Are you finding it hard to know if group therapy is what you need or want? Below, I outline a few of considerations that might be helpful when thinking about joining a group.
Considering a Therapy Group?
You may have had a group suggested to you or know someone who is in or has been in a group. Perhaps you are aware of difficulties arising for you in groups and want to explore these further. And/or maybe you have had individual therapy in the past or recently and feel you have explored what you needed to in that work.
Whatever has led you to think about joining a therapy group, the idea is likely to feel a new and unknown prospect for you.
Group Therapy and ‘Real Life’
Group Therapy is often described as being closer to ‘real life’ than individual therapy. The other people in the group are not there in a professional role and although the group therapy culture is one of respect and support, members are also encouraged to respond and relate in authentic and spontaneous ways to each other. For some people this is off-putting but for others this is an attractive proposition and seen as a way of more directly experiencing some of the relationship dynamics they might have struggled with in the past or present.
The constant mirroring in groups between members offers ongoing feedback (what happens in groups: mirroring). Many people find this helps them develop a stronger idea of who they are in relation to others. If you are aware that you struggle with your sense of self or identity you will likely benefit from being in a therapy group where you can experience feedback from others as well as observe for yourself your similarities and differences.
Group members tend towards being supportive to each other but do, when the group is working well, offer a realistic mix of positive and challenging responses to each other. Some people who feel particularly fragile in the face of less positive feedback from others can find this too threatening a prospect.
Is this the right time for a group?
If, for example, you have had a very recent trauma or bereavement you may feel you need some more focussed one to one help on your individual circumstances and a group may not therefore be the place at this stage for you. However, this might not feel clear cut and the group therapist would be able to explore this with you. They might even be able to offer to work with you individually over your recent experiences until you feel ready for a group.
Groups and Belonging
Group therapy can be particularly helpful for people who have conflicts around belonging. This might relate to their family history, perhaps feeling they were always outside the family for different reasons, or it might connect to other aspects of their history or identities. Groups give a powerful sense of belonging. Once you join a group you are always part of it. Even after people leave, they are remembered as part of the group’s history. Groups also allow members to move in and out of experiences of outsider and insider-ness. This can offer experiences of, and help understand, relationships to belonging.
Isolation and shame
Like issues around belonging, groups can be particularly helpful for those who feel trapped by feelings of shame and alienation (shame). Most people find an immediate relief in a therapy group when they start to share their worst feelings and thoughts. The chances are always likely that at least someone in the group (and very often the majority) will feel similarly. Usually new members find that shameful thoughts, feelings or experiences become quickly normalised by the rest of the group.

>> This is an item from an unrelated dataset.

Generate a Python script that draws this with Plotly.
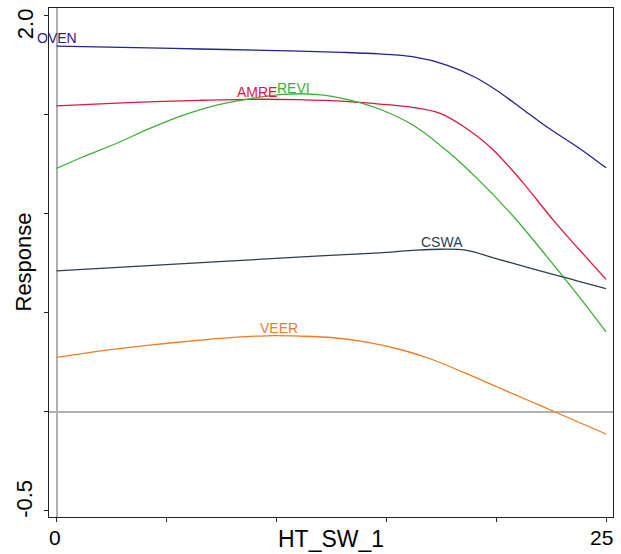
import plotly.graph_objects as go

# ---- data ----
oven_x = [0, 3, 6.5, 10, 13, 14.7, 16.2, 17.75, 19.0, 20.0, 21.1, 22.3, 23.8, 25]
oven_y = [1.847, 1.840, 1.832, 1.824, 1.815, 1.807, 1.793, 1.751, 1.692, 1.625, 1.537, 1.439, 1.330, 1.232]

amre_x = [0, 3, 6.5, 8.8, 11, 13.3, 14.7, 16.2, 17.45, 18.5, 19.8, 21.2, 22.6, 23.8, 25]
amre_y = [1.545, 1.560, 1.573, 1.578, 1.576, 1.566, 1.554, 1.537, 1.507, 1.442, 1.330, 1.160, 0.968, 0.817, 0.669]

revi_x = [0, 1.22, 2.74, 4.25, 5.77, 7.29, 8.65, 10.3, 11.8, 13.35, 14.8, 16.3, 17.75, 19.2, 20.8, 22.3, 23.8, 25]
revi_y = [1.229, 1.288, 1.356, 1.431, 1.498, 1.549, 1.578, 1.603, 1.603, 1.574, 1.524, 1.442, 1.319, 1.171, 0.985, 0.785, 0.578, 0.404]

cswa_x = [0, 4, 8, 12, 14.7, 16.2, 17.5, 18.6, 20, 21.5, 22.8, 23.8, 25]
cswa_y = [0.712, 0.737, 0.762, 0.787, 0.803, 0.815, 0.821, 0.816, 0.774, 0.727, 0.688, 0.658, 0.622]

veer_x = [0, 2, 4.25, 6.53, 8.04, 9.56, 11.08, 12.6, 14.1, 15.6, 17, 18.5, 20, 21.5, 23, 25]
veer_y = [0.275, 0.308, 0.337, 0.362, 0.376, 0.384, 0.382, 0.374, 0.352, 0.316, 0.268, 0.200, 0.128, 0.056, -0.016, -0.112]

series_names = ["OVEN", "AMRE", "REVI", "CSWA", "VEER"]
series_x = [oven_x, amre_x, revi_x, cswa_x, veer_x]
series_y = [oven_y, amre_y, revi_y, cswa_y, veer_y]
series_colors = ["#23238e", "#e0163c", "#3cb034", "#2c3e50", "#f47a20"]

# label anchor positions (data units)
label_x = [0.02, 9.1, 10.8, 17.56, 10.12]
label_y = [1.890, 1.616, 1.637, 0.857, 0.423]

x_tickvals = [0, 5, 10, 15, 20, 25]
x_ticklabels = ["0", "", "", "", "", "25"]
y_tickvals = [-0.5, 0, 0.5, 1.0, 1.5, 2.0]
y_ticklabels = ["-0.5", "", "", "", "", "2.0"]

FONT = "Arial, Liberation Sans, sans-serif"

fig = go.Figure()
for name, xs, ys, col in zip(series_names, series_x, series_y, series_colors):
    fig.add_trace(go.Scatter(x=xs, y=ys, mode="lines", name=name,
                             line=dict(color=col, width=1.3, shape="spline", smoothing=1.0),
                             showlegend=False, hoverinfo="skip"))

annotations = []
for name, lx, ly, col in zip(series_names, label_x, label_y, series_colors):
    annotations.append(dict(x=lx, y=ly, xref="x", yref="y", text=name, showarrow=False,
                            font=dict(family=FONT, size=14, color=col),
                            xanchor="center", yanchor="middle"))

# tick labels (placed like the reference, nudged inward at the ends)
x_nudge = {0: -1.5, 25: -5}
for v, t in zip(x_tickvals, x_ticklabels):
    if t:
        annotations.append(dict(x=v, y=0, xref="x", yref="paper", text=t, showarrow=False,
                                xanchor="center", yanchor="middle", yshift=-20,
                                xshift=x_nudge.get(v, 0),
                                font=dict(family=FONT, size=21, color="black")))
y_nudge = {2.0: -8.5, -0.5: 12}
for v, t in zip(y_tickvals, y_ticklabels):
    if t:
        annotations.append(dict(x=0, y=v, xref="paper", yref="y", text=t, showarrow=False,
                                textangle=-90, xanchor="center", yanchor="middle",
                                xshift=-24, yshift=y_nudge.get(v, 0),
                                font=dict(family=FONT, size=22, color="black")))

annotations.append(dict(x=0.5, y=0, xref="paper", yref="paper", text="HT_SW_1",
                        showarrow=False, yanchor="middle", xanchor="center", yshift=-22,
                        font=dict(family=FONT, size=23, color="black")))
annotations.append(dict(x=0, y=0.5, xref="paper", yref="paper", text="Response",
                        showarrow=False, textangle=-90, xanchor="center", yanchor="middle",
                        xshift=-26, font=dict(family=FONT, size=22, color="black")))

fig.update_layout(
    width=621, height=554,
    margin=dict(l=49, r=8, t=8, b=37, autoexpand=False),
    paper_bgcolor="white", plot_bgcolor="white",
    annotations=annotations,
    font=dict(family=FONT, color="black"),
)
fig.update_xaxes(range=[-0.341, 25.318], tickvals=x_tickvals, showticklabels=False,
                 ticks="outside", ticklen=4, tickcolor="#222", automargin=False,
                 showline=True, mirror=True, linecolor="#222", linewidth=1,
                 showgrid=False, zeroline=True, zerolinecolor="#b0b0b0", zerolinewidth=1.5)
fig.update_yaxes(range=[-0.531, 2.039], tickvals=y_tickvals, showticklabels=False,
                 ticks="outside", ticklen=4, tickcolor="#222", automargin=False,
                 showline=True, mirror=True, linecolor="#222", linewidth=1,
                 showgrid=False, zeroline=True, zerolinecolor="#b0b0b0", zerolinewidth=1.5)

fig.write_html("out.html")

For some though, the idea of making public what feels shameful is too big a step. Some people might benefit from seeing an individual therapist first where they can ‘test out’ their secret feelings, if the idea of speaking in a group feels too frightening.

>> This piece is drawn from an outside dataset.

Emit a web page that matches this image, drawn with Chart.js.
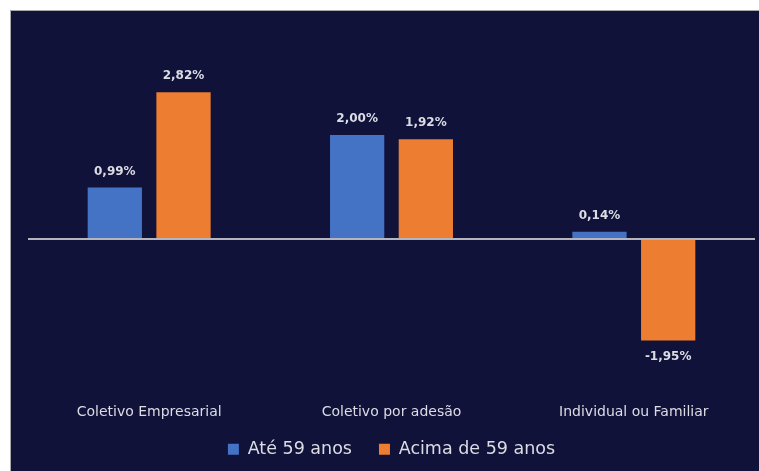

Some feelings of isolation are easier to dispense with than others. Being in a group does not necessarily stop the individual having these feelings, and indeed the public nature of the group can heighten them. However, it is this very nature of group therapy that creates an opportunity to directly understand and address these difficulties.
The Therapy Group as Alternative Family System
Being in a group can feel like being in a family. Group members can start to represent family members to each other.
Families have their own ‘systems’, but the group creates an alternative (generally more benign and authentic) system which challenges the unconscious assumptions of members’ family systems.
This aspect of groups includes the opportunity to explore dynamics from past and present with siblings (Sibling Rivalry Part 1 and 2). Group members can often feel strong sibling-like feelings towards each other.
People who have had difficult family dynamics growing up, in my experience, gain a lot from the way the therapy group offers this alternative family system and allows explorations of sibling relationships.
What if you don’t like Groups…
If you do not like groups and the idea of being in a group scares you, you may, understandably, not want to join one. However, this might well be why a group could be the right kind of therapy for you. I explored this in more depth in another blog called ‘if you don’t like groups, could it be time to join one‘.
Commitment and Ambivalence
Joining a group requires making a commitment from the outset. Most group therapists will ask that you agree to a minimum of between 6 months and a year. This is an important requirement because someone arriving and leaving quickly can disrupt the group. So, I end this piece with the first question you perhaps need to ask yourself – can you practically make this commitment at this time.
This is a different question than having mixed feelings or ambivalence which is very normal and common when thinking about joining a group.
If you are not sure about whether you can or want to make the commitment, the group therapist can explore your uncertainty with you and help you decide.
This piece touches on some of the different considerations about joining a therapy group. I have not covered all aspects but focussed on those dilemmas and considerations that, have come to light most often in my experience of helping people think about joining a therapy group.